Our lawyers have extensive experience dealing with personal injury cases that involve drunk drivers—they’ve been doing it for over 20 years. If you or a loved one has been in an accident with a drunk driver, you need someone who understands the nuances of these cases and who will listen to your experiences both during and after the crash. We can help. Let us give you a free consultation. Give us a call at (404) 341-6555 or fill out the form to the right to get your free consultation today.
How common are drunk driving accidents?
Driving under the influence occurs every day in the United States. In fact, someone is killed in a drunk driving accident every roughly 50 minutes. That means that there are roughly 28 deaths per day in the U.S. because of a drunk driver. There are also thousands of injuries that happen every year because of drunk driving.

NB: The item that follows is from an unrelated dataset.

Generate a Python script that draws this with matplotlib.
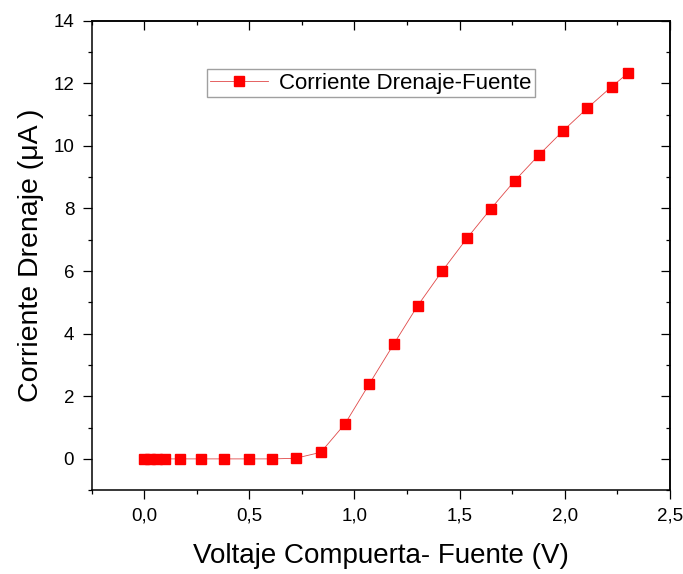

That makes drunk driving one of the biggest causes of injuries and deaths related to car accidents. It’s no surprise that the law takes DUI so seriously. Laws in Georgia not only punish drunk drivers, they also exist to help victims recover from the impact of their accident and remain financially stable in the aftermath.
Do I need to sue the drunk driver if they are already being prosecuted?
You need to at least file a claim and, in many cases, this will involve a lawsuit. The criminal charge is actually completely separate from your lawsuits, which is a civil personal injury case. The standards of proof, the procedure used, and the parties involved are all very different. For example, a driver who was intoxicated can be charged with committing a criminal offense regardless of whether they caused an accident or any damage. In a personal injury case, you must show that the driver was the cause of your injuries or damage to recover any money.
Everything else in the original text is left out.